The last update published on Opportunity’s official NASA page states that over 835 recovery commands have been sent to the rover, to no avail. In June of 2018, Opportunity encountered a sand storm that started affecting her, prompting the rover team to develop energy-saving plans for Oppy to try and conserve her energy to wait out the storm in hopes of better conditions. However, despite Opportunity sending a beep confirming she received the command to conserve energy, no contact has been made since then.

The Opportunity team stayed vigilant, despite the growing worries that Oppy was lost forever, and kept listening. The team put out updates on the blog, with titles like “Science Team Listens for Opportunity Everyday While She Sleeps” and “Attempting Contact With Opportunity Multiple Times A Day” showing just how much time and energy the team spent attempting to contact the rover on Mars. It was no wonder that the team stayed hopeful for so long, after all, Opportunity was first destined to function for only about 90 days, yet she exceeded that plan 55 times, exploring Mars’ terrain for over 15 years.
However, more than 8 months later after the last transmission, with the storm passing and Oppy making no contact, the team had to give up. And not only the people who worked on this project for years were devastated. After the news broke, people on the internet, all over the world, mourned Opportunity. “I got a call from JPL letting me know that Oppy was likely done for and I, like everyone else, was sad,” Margolis explained. “Knowing that the end was a possibility (we were waiting for confirmation), I interviewed key scientists, did an interview with NPR and put together a thread that I hoped would resonate with people who might have similar feelings as me about this extraordinary robot” Jacob elaborated on why he started the tweet series.

As of June, 2018, Opportunity has traveled 45.16 kilometers (28.06 miles), took over 217,000 images, examined Mars’ soil and rock structures, providing the scientists with substantial information on water activity on the planet, and more. “It is because of trailblazing missions such as Opportunity that there will come a day when our brave astronauts walk on the surface of Mars,” said NASA Administrator Jim Bridenstine. “And when that day arrives, some portion of that first footprint will be owned by the men and women of Opportunity, and a little rover that defied the odds and did so much in the name of exploration.”

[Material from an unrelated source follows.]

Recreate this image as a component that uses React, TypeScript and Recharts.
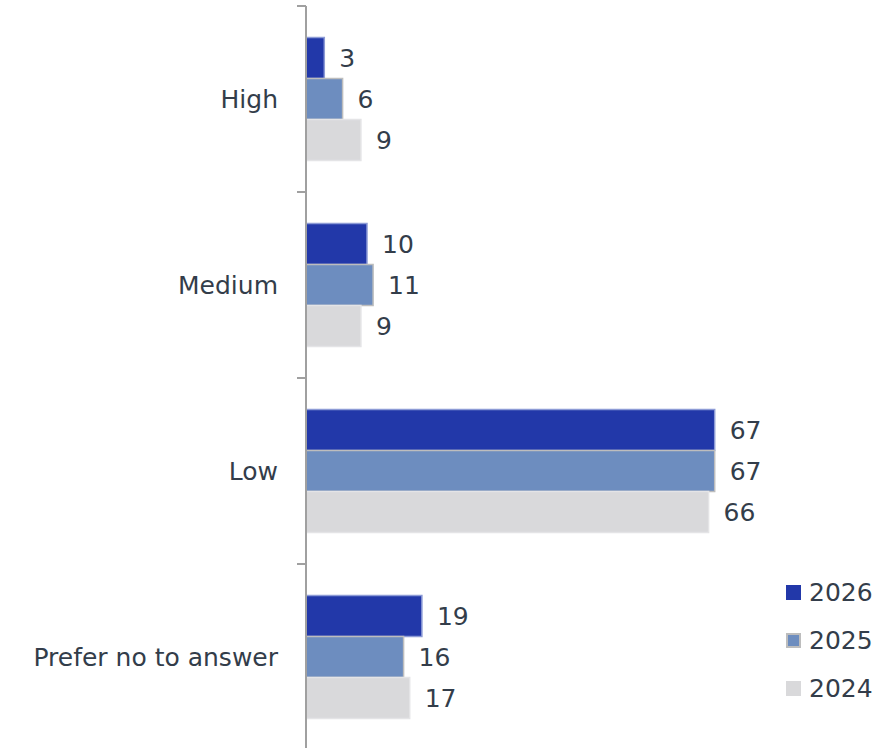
import { BarChart, Bar, XAxis, YAxis, LabelList } from "recharts";

const CATEGORIES = ["High", "Medium", "Low", "Prefer no to answer"];
const Y2026 = [3, 10, 67, 19];
const Y2025 = [6, 11, 67, 16];
const Y2024 = [9, 9, 66, 17];

const SERIES = [
  { key: "2026", fill: "#2238A9", stroke: "#8d9bd6" },
  { key: "2025", fill: "#6D8DBF", stroke: "#bdbdbd" },
  { key: "2024", fill: "#D9D9DB", stroke: "#e4e4e6" },
];

const data = CATEGORIES.map((name, i) => ({
  name,
  "2026": Y2026[i],
  "2025": Y2025[i],
  "2024": Y2024[i],
}));

const FONT = "'DejaVu Sans', Verdana, sans-serif";
const TEXT = "#333d4a";
const AXIS_X = 306;
const BAND = 186;

// category label plus the small marks that sit on band boundaries
function CategoryTick(props: any) {
  const { y, payload, index } = props;
  const top = y - BAND / 2;
  return (
    <g>
      <line x1={AXIS_X - 9} x2={AXIS_X} y1={top} y2={top} stroke="#a0a0a0" strokeWidth={2} />
      {index === CATEGORIES.length - 1 && (
        <line x1={AXIS_X - 9} x2={AXIS_X} y1={top + BAND} y2={top + BAND} stroke="#a0a0a0" strokeWidth={2} />
      )}
      <text
        x={AXIS_X - 28}
        y={y}
        textAnchor="end"
        dominantBaseline="central"
        fill={TEXT}
        fontSize={25}
        fontFamily={FONT}
      >
        {payload.value}
      </text>
    </g>
  );
}

function LegendBox() {
  return (
    <div
      style={{
        position: "absolute",
        left: 786,
        top: 568,
        fontFamily: FONT,
        fontSize: 25,
        color: TEXT,
      }}
    >
      {SERIES.map((s) => (
        <div key={s.key} style={{ display: "flex", alignItems: "center", height: 48 }}>
          <span
            style={{
              display: "inline-block",
              width: 15,
              height: 15,
              background: s.fill,
              border: s.key === "2025" ? "2px solid #bdbdbd" : "none",
              marginRight: 8,
              boxSizing: "border-box",
            }}
          />
          <span>{s.key}</span>
        </div>
      ))}
    </div>
  );
}

export default function App() {
  return (
    <div
      style={{
        position: "absolute",
        left: 0,
        top: 0,
        width: 892,
        height: 748,
        overflow: "hidden",
        background: "#fff",
      }}
    >
      <BarChart
        width={892}
        height={752}
        data={data}
        layout="vertical"
        margin={{ top: 6, right: 98, bottom: 2, left: 0 }}
        barCategoryGap="17%"
        barGap={0}
      >
        <XAxis type="number" domain={[0, 80]} hide />
        <YAxis
          type="category"
          dataKey="name"
          width={AXIS_X}
          axisLine={{ stroke: "#a0a0a0", strokeWidth: 2 }}
          tickLine={false}
          tick={<CategoryTick />}
          interval={0}
        />
        {SERIES.map((s) => (
          <Bar
            key={s.key}
            dataKey={s.key}
            fill={s.fill}
            stroke={s.stroke}
            strokeWidth={1.5}
            isAnimationActive={false}
          >
            <LabelList
              dataKey={s.key}
              position="right"
              offset={15}
              fill={TEXT}
              fontSize={25}
              fontFamily={FONT}
            />
          </Bar>
        ))}
      </BarChart>
      <LegendBox />
    </div>
  );
}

The official Opportunity and Spirit Twitter account has posted a heart-wrenching but hopeful message as the team said goodbye to their little rover. Another Mars rover Curiosity’s account also had a message for the lost Oppy. It was a poem styled after Elton John’s “Candle in the Wind” and served as a “thank you” from a “younger” rover to its predecessor. People all over the world also responded, with words and tributes, expressing both, their sorrow and gratitude.

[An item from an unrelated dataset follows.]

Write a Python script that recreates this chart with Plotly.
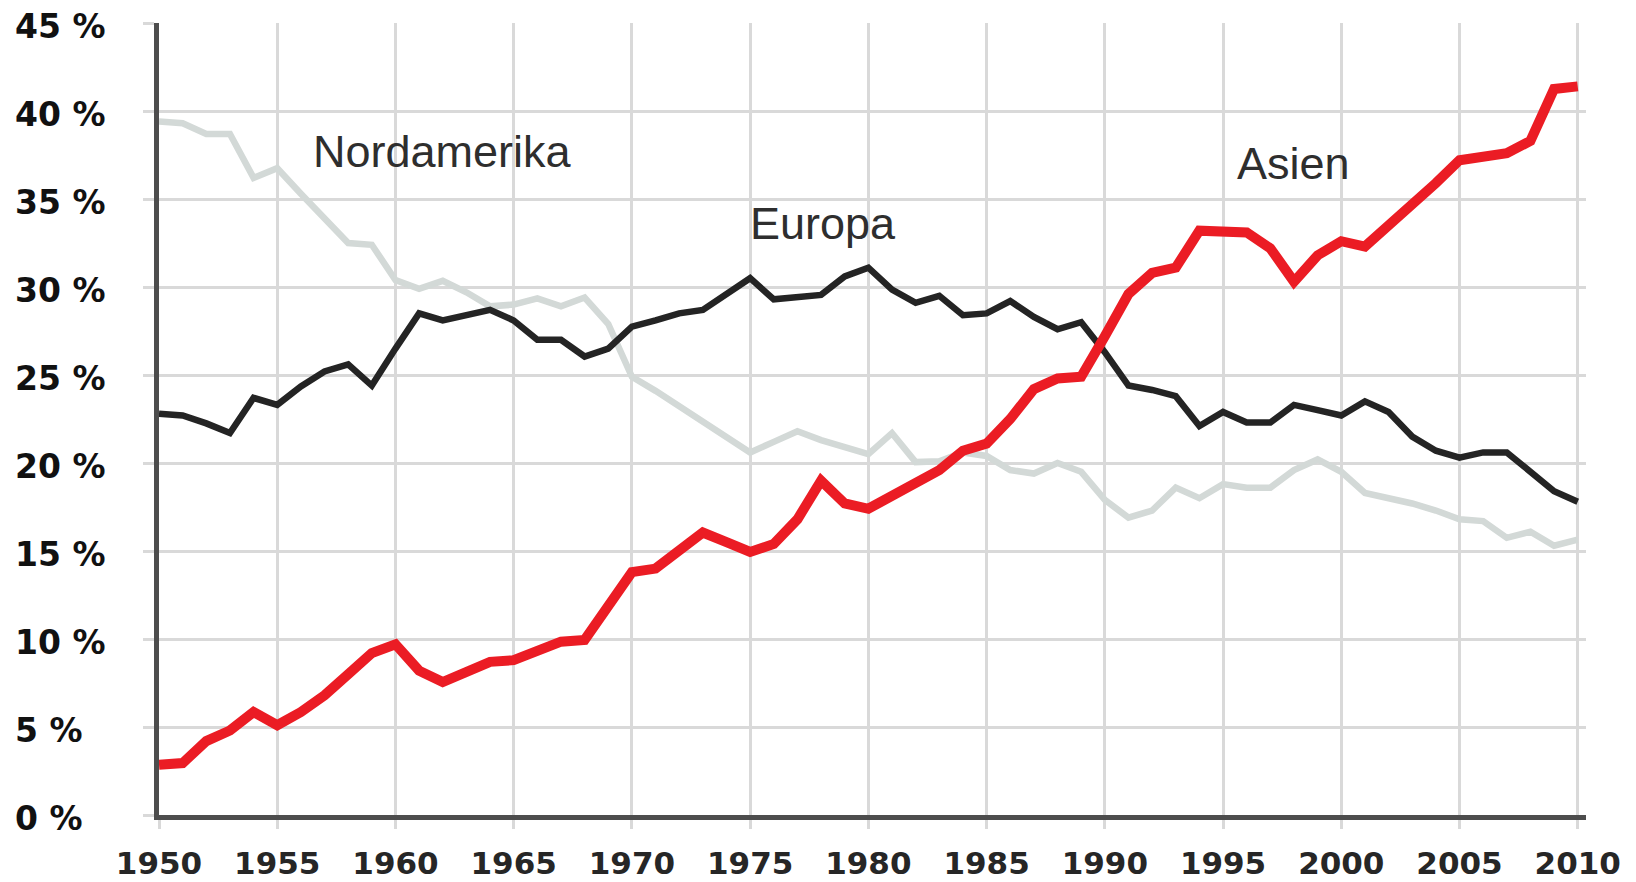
import plotly.graph_objects as go

years = list(range(1950, 2011))

asien = [2.85, 2.95, 4.2, 4.8, 5.85, 5.1, 5.85, 6.8, 8.0, 9.2,
         9.7, 8.2, 7.55, 8.1, 8.7, 8.8, 9.4, 9.85, 9.95, 11.9,
         13.8, 14.0, 15.0, 16.05, 15.5, 14.95, 15.4, 16.8, 19.0, 17.7,
         17.4, 18.1, 18.8, 19.6, 20.7, 21.1, 22.5, 24.2, 24.8, 24.9,
         27.2, 29.6, 30.8, 31.1, 33.2, 33.2, 33.1, 32.2, 30.3, 31.8,
         32.6, 32.3, 33.45, 34.7, 35.9, 37.2, 37.4, 37.6, 38.3, 41.25,
         41.4]

europa = [22.8, 22.7, 22.25, 21.7, 23.7, 23.3, 24.35, 25.2, 25.6, 24.4,
          26.5, 28.5, 28.1, 28.4, 28.7, 28.1, 27.0, 27.0, 26.05, 26.5,
          27.75, 28.1, 28.5, 28.7, 29.65, 30.5, 29.3, 29.4, 29.55, 30.6,
          31.1, 29.85, 29.1, 29.5, 28.4, 28.5, 29.2, 28.3, 27.6, 28.0,
          26.3, 24.4, 24.15, 23.8, 22.1, 22.9, 22.3, 22.3, 23.3, 23.0,
          22.7, 23.5, 22.9, 21.5, 20.7, 20.3, 20.6, 20.6, 19.5, 18.4,
          17.8]

nordamerika = [39.4, 39.3, 38.7, 38.7, 36.2, 36.75, 35.3, 33.9, 32.5, 32.4,
               30.4, 29.9, 30.35, 29.7, 28.9, 29.0, 29.35, 28.9, 29.4, 27.9,
               24.9, 24.1, 23.2, 22.3, 21.4, 20.6, 21.2, 21.8, 21.3, 20.9,
               20.5, 21.7, 20.05, 20.1, 20.6, 20.4, 19.6, 19.4, 20.0, 19.5,
               17.9, 16.9, 17.3, 18.6, 18.0, 18.8, 18.6, 18.6, 19.6, 20.2,
               19.5, 18.3, 18.0, 17.7, 17.3, 16.8, 16.7, 15.75, 16.1, 15.3,
               15.65]

y_ticks = [0, 5, 10, 15, 20, 25, 30, 35, 40, 45]
y_tick_labels = ["0 %", "5 %", "10 %", "15 %", "20 %", "25 %", "30 %", "35 %", "40 %", "45 %"]
x_ticks = list(range(1950, 2011, 5))
x_tick_labels = [str(v) for v in x_ticks]

series_labels = ["Nordamerika", "Europa", "Asien"]
label_pos = [(1962.0, 37.7), (1978.1, 33.6), (1998.0, 37.0)]

fig = go.Figure()
fig.add_trace(go.Scatter(x=years, y=nordamerika, mode="lines", name="Nordamerika",
                         line=dict(color="#D3D9D7", width=6.5)))
fig.add_trace(go.Scatter(x=years, y=europa, mode="lines", name="Europa",
                         line=dict(color="#242424", width=6.5)))
fig.add_trace(go.Scatter(x=years, y=asien, mode="lines", name="Asien",
                         line=dict(color="#EB1C24", width=10)))

for t, (lx, ly) in zip(series_labels, label_pos):
    fig.add_annotation(x=lx, y=ly, xref="x", yref="y", text=t, showarrow=False,
                       font=dict(family="Liberation Sans", size=45, color="#2e2e2e"),
                       xanchor="center", yanchor="middle")

for v, t in zip(y_ticks, y_tick_labels):
    fig.add_annotation(x=-0.1024, y=v, xref="paper", yref="y", text=t, showarrow=False,
                       font=dict(family="DejaVu Sans", size=33, color="#111111", weight="bold"),
                       xanchor="left", yanchor="middle", yshift=-3)

fig.update_layout(
    width=1636, height=882,
    margin=dict(l=159, r=50, t=23, b=67),
    paper_bgcolor="white", plot_bgcolor="white",
    showlegend=False,
)
fig.update_xaxes(
    range=[1950, 2010.35], tickvals=x_ticks, ticktext=x_tick_labels,
    showgrid=True, gridcolor="#D9D9D9", gridwidth=3,
    showline=True, linecolor="#4D4D4D", linewidth=5,
    ticks="outside", ticklen=9, tickcolor="#D9D9D9", tickwidth=3,
    tickfont=dict(family="DejaVu Sans", size=31, color="#262626", weight="bold"),
    ticklabelstandoff=8, zeroline=False, automargin=False,
)
fig.update_yaxes(
    range=[0, 45], tickvals=y_ticks, showticklabels=False,
    showgrid=True, gridcolor="#D9D9D9", gridwidth=3,
    showline=True, linecolor="#4D4D4D", linewidth=5,
    ticks="outside", ticklen=11, tickcolor="#D9D9D9", tickwidth=3,
    zeroline=False, automargin=False,
)

fig.write_html("out.html", post_script="document.body.style.margin='0';",
               config={"displayModeBar": False})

While the mission ending might put sadness in our hearts, from a scientific or purely emotional perspective, Opportunity should be celebrated for its achievements against all odds. Oppy serves as a stellar reminder that humans are capable of so much, with the rover team working vigilantly, scientists beating challenges and obstacles that were placed before them millions of miles away, as well as human empathy that has no limits. And of course, we should say a big ‘thank you’ to the little selfie-snapping, Mars-crawling, rock-collecting robot that paved the path for humans to one day walk on the red planet.